__PROBLEM TO SOLVE__. Pick out each line of the records in which the word "this" appears.

__Code that draws figures__.
>> Start

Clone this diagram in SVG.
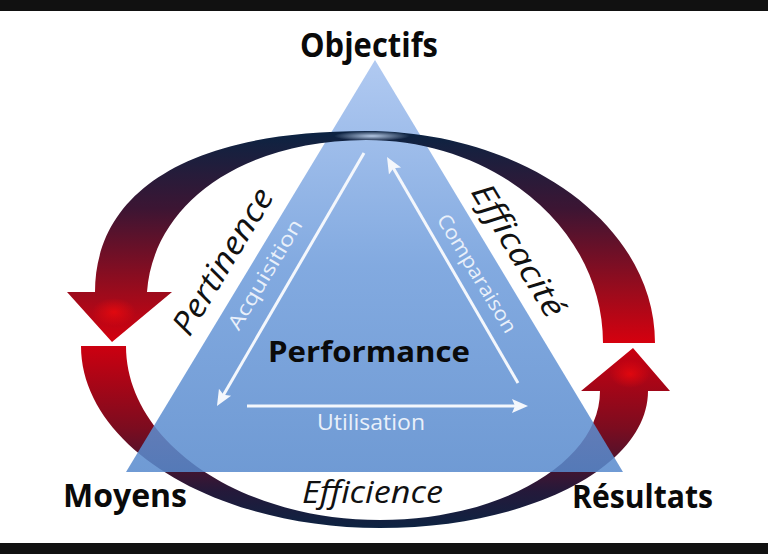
<svg xmlns="http://www.w3.org/2000/svg" width="768" height="554" viewBox="0 0 768 554">
<defs>
<style>
.t{font-family:"Open Sans","Liberation Sans",sans-serif;}
.b{font-weight:700;fill:#0a0a0a;}
.i{font-style:italic;fill:#111;}
.w{fill:#e9f0fa;}
.wl{stroke:#f4f7fc;stroke-width:3;fill:none;}
</style>
<linearGradient id="gUp" gradientUnits="userSpaceOnUse" x1="0" y1="135" x2="0" y2="345">
<stop offset="0" stop-color="#0d2342"/>
<stop offset="0.35" stop-color="#3c1533"/>
<stop offset="0.75" stop-color="#9c0b1c"/>
<stop offset="1" stop-color="#d8000e"/>
</linearGradient>
<linearGradient id="gLow" gradientUnits="userSpaceOnUse" x1="0" y1="346" x2="0" y2="528">
<stop offset="0" stop-color="#cc0010"/>
<stop offset="0.45" stop-color="#7c0c1f"/>
<stop offset="0.8" stop-color="#24193a"/>
<stop offset="1" stop-color="#0d2342"/>
</linearGradient>
<linearGradient id="gTri" gradientUnits="userSpaceOnUse" x1="0" y1="60" x2="0" y2="472">
<stop offset="0" stop-color="#a4c1ef"/>
<stop offset="0.5" stop-color="#6e9cdb"/>
<stop offset="1" stop-color="#588acd"/>
</linearGradient>
<radialGradient id="gHead">
<stop offset="0" stop-color="#ff0a0a" stop-opacity="0.6"/>
<stop offset="1" stop-color="#ff0a0a" stop-opacity="0"/>
</radialGradient>
<radialGradient id="gShine">
<stop offset="0" stop-color="#c9dcf7" stop-opacity="0.9"/>
<stop offset="1" stop-color="#c9dcf7" stop-opacity="0"/>
</radialGradient>
<marker id="ah" markerUnits="userSpaceOnUse" markerWidth="18" markerHeight="16" refX="6" refY="8" orient="auto">
<path d="M0,1 L16,8 L0,15 L3,8 Z" fill="#f4f7fc"/>
</marker>
</defs>

<rect x="0" y="0" width="768" height="554" fill="#ffffff"/>
<rect x="0" y="0" width="768" height="11" fill="#111111"/>
<rect x="0" y="543" width="768" height="11" fill="#111111"/>

<g id="cycle-lower">
<path d="M81,346 C81,446 215,528 380,528 C528,528 648,467 648,391 L670,391 L633,348 L581,391 L600,391 C600,462 501,520 380,520 C240,520 126,442 126,346 Z" fill="url(#gLow)"/>
<ellipse cx="630" cy="374" rx="20" ry="14" fill="url(#gHead)"/>
</g>

<g id="node-performance">
<path d="M375,60 L623,472 L126,472 Z" fill="url(#gTri)" opacity="0.86"/>
<text class="t b" x="268" y="362" font-size="29" textLength="202" lengthAdjust="spacingAndGlyphs" fill="#0b1326">Performance</text>
</g>

<g id="cycle-upper">
<path d="M655,343 C655,222 520,131 366,131 C175,131 95,200 95,292 L67,292 L112,342 L172,292 L147,292 C153,208 235,141 366,140 C497,140 603,230 603,343 Z" fill="url(#gUp)"/>
<ellipse cx="114" cy="312" rx="22" ry="14" fill="url(#gHead)"/>
<ellipse cx="372" cy="136" rx="38" ry="5" fill="url(#gShine)"/>
</g>

<g id="connectors">
<line class="wl" x1="364" y1="153" x2="222" y2="397.4" marker-end="url(#ah)"/>
<line class="wl" x1="518" y1="383" x2="392" y2="165.7" marker-end="url(#ah)"/>
<line class="wl" x1="247" y1="406" x2="518" y2="406" marker-end="url(#ah)"/>
</g>

<g id="label-acquisition">
<text class="t w" transform="translate(271,278) rotate(-58.9)" x="0" y="0" font-size="20" text-anchor="middle" textLength="125" lengthAdjust="spacingAndGlyphs">Acquisition</text>
</g>
<g id="label-comparaison">
<text class="t w" transform="translate(471,277) rotate(58.9)" x="0" y="0" font-size="20" text-anchor="middle" textLength="135" lengthAdjust="spacingAndGlyphs">Comparaison</text>
</g>
<g id="label-utilisation">
<text class="t w" x="317" y="430" font-size="21" textLength="108" lengthAdjust="spacingAndGlyphs">Utilisation</text>
</g>

<g id="label-pertinence">
<text class="t i" transform="translate(232,267) rotate(-58.9)" x="0" y="0" font-size="32" text-anchor="middle" textLength="165" lengthAdjust="spacingAndGlyphs">Pertinence</text>
</g>
<g id="label-efficacite">
<text class="t i" transform="translate(509,256) rotate(58.9)" x="0" y="0" font-size="32" text-anchor="middle" textLength="150" lengthAdjust="spacingAndGlyphs">Efficacité</text>
</g>
<g id="label-efficience">
<text class="t i" x="302" y="503" font-size="31" textLength="141" lengthAdjust="spacingAndGlyphs">Efficience</text>
</g>

<g id="node-objectifs">
<text class="t b" x="300" y="57" font-size="34" textLength="138" lengthAdjust="spacingAndGlyphs">Objectifs</text>
</g>
<g id="node-moyens">
<text class="t b" x="63" y="507" font-size="32" textLength="124" lengthAdjust="spacingAndGlyphs">Moyens</text>
</g>
<g id="node-resultats">
<text class="t b" x="572" y="508" font-size="32" textLength="141" lengthAdjust="spacingAndGlyphs">Résultats</text>
</g>
</svg>
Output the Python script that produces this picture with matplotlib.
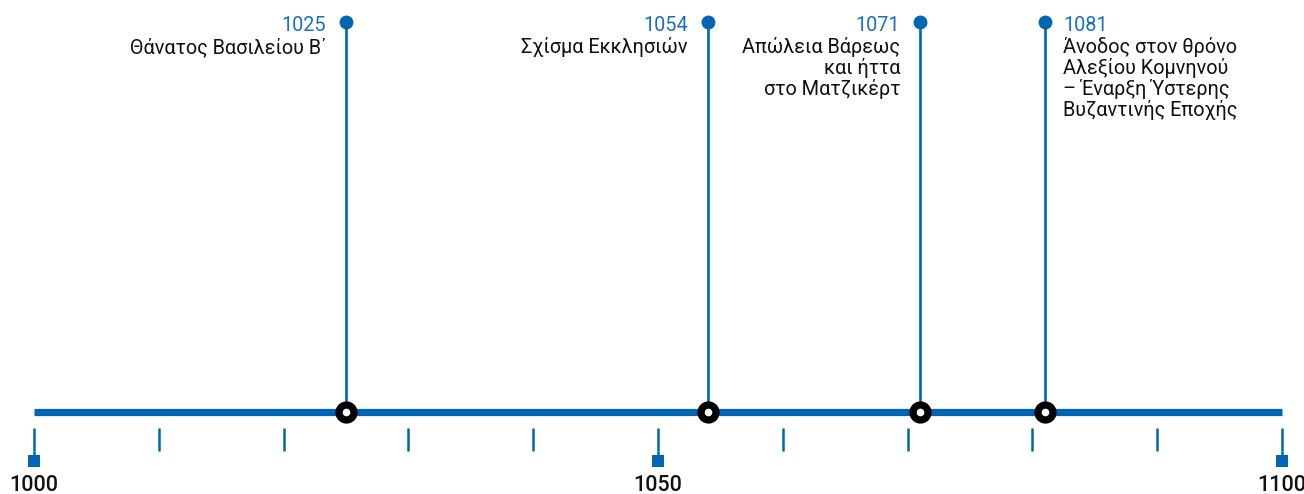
import matplotlib
matplotlib.use("Agg")
import matplotlib.pyplot as plt

# ---- data ----
event_years = [1025, 1054, 1071, 1081]
event_labels = [
    ["Θάνατος Βασιλείου Β΄"],
    ["Σχίσμα Εκκλησιών"],
    ["Απώλεια Βάρεως", "και ήττα", "στο Ματζικέρτ"],
    ["Άνοδος στον θρόνο", "Αλεξίου Κομνηνού", "– Έναρξη Ύστερης", "Βυζαντινής Εποχής"],
]
event_sides = ["left", "left", "left", "right"]
axis_start, axis_end = 1000, 1100
minor_ticks = list(range(1000, 1101, 10))
major_ticks = [1000, 1050, 1100]

BLUE = "#0066b3"
YEARBLUE = "#1a70bf"
FONT = ["Roboto", "DejaVu Sans"]

W, H = 1304, 494
fig = plt.figure(figsize=(W / 100, H / 100), dpi=100)
ax = fig.add_axes([0, 0, 1, 1])
ppy = (1282 - 34) / 100.0
ax.set_xlim(1000 - 34 / ppy, 1000 + (W - 34) / ppy)
ax.set_ylim(H, 0)
ax.axis("off")

line_y = 412
# main line
ax.plot([axis_start, axis_end], [line_y, line_y], color=BLUE, lw=5.2,
        solid_capstyle="butt", zorder=2)

# ticks
for t in minor_ticks:
    ax.plot([t, t], [428, 451], color=BLUE, lw=1.8, solid_capstyle="butt", zorder=2)
for t in major_ticks:
    ax.plot([t, t], [451, 461], color=BLUE, lw=1.8, solid_capstyle="butt", zorder=2)
    ax.plot([t], [461], marker="s", ms=8, color=BLUE, mew=0, zorder=3)
    ax.text(t, 491, str(t), ha="center", va="baseline", fontsize=15.5,
            family=FONT, weight="medium", color="#111111")

# events
top_y = 22
year_base = 31
first_base = 53
dy = 21
for yr, lines, side in zip(event_years, event_labels, event_sides):
    ax.plot([yr, yr], [top_y, line_y], color=BLUE, lw=1.9, zorder=2)
    ax.plot([yr], [top_y], marker="o", ms=10, color=BLUE, mew=0, zorder=3)
    ax.plot([yr], [line_y], marker="o", ms=16, color="black", mew=0, zorder=4)
    ax.plot([yr], [line_y], marker="o", ms=5.5, color="white", mew=0, zorder=5)
    if side == "left":
        tx = yr - 20 / ppy
        ha = "right"
    else:
        tx = yr + 18 / ppy
        ha = "left"
    ax.text(tx, year_base, str(yr), ha=ha, va="baseline", fontsize=14.3,
            family=FONT, color=YEARBLUE)
    for i, ln in enumerate(lines):
        ax.text(tx, first_base + i * dy, ln, ha=ha, va="baseline", fontsize=14.3,
                family=FONT, color="#111111")

fig.savefig("out.png", dpi=100)
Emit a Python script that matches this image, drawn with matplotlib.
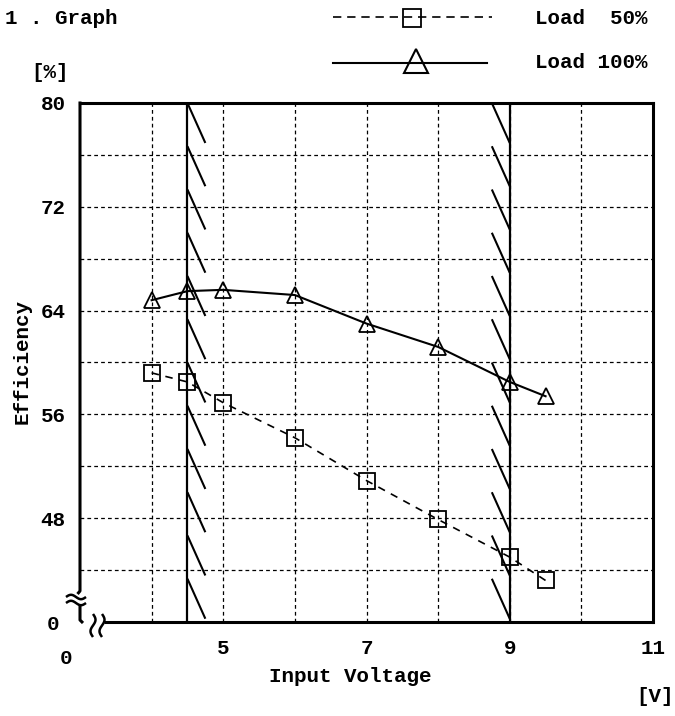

>> End

__CORRECT OUTPUT__.
Clone this diagram in SVG.
Output the Python script that produces this picture with matplotlib.
Emit a Python script that matches this image, drawn with matplotlib.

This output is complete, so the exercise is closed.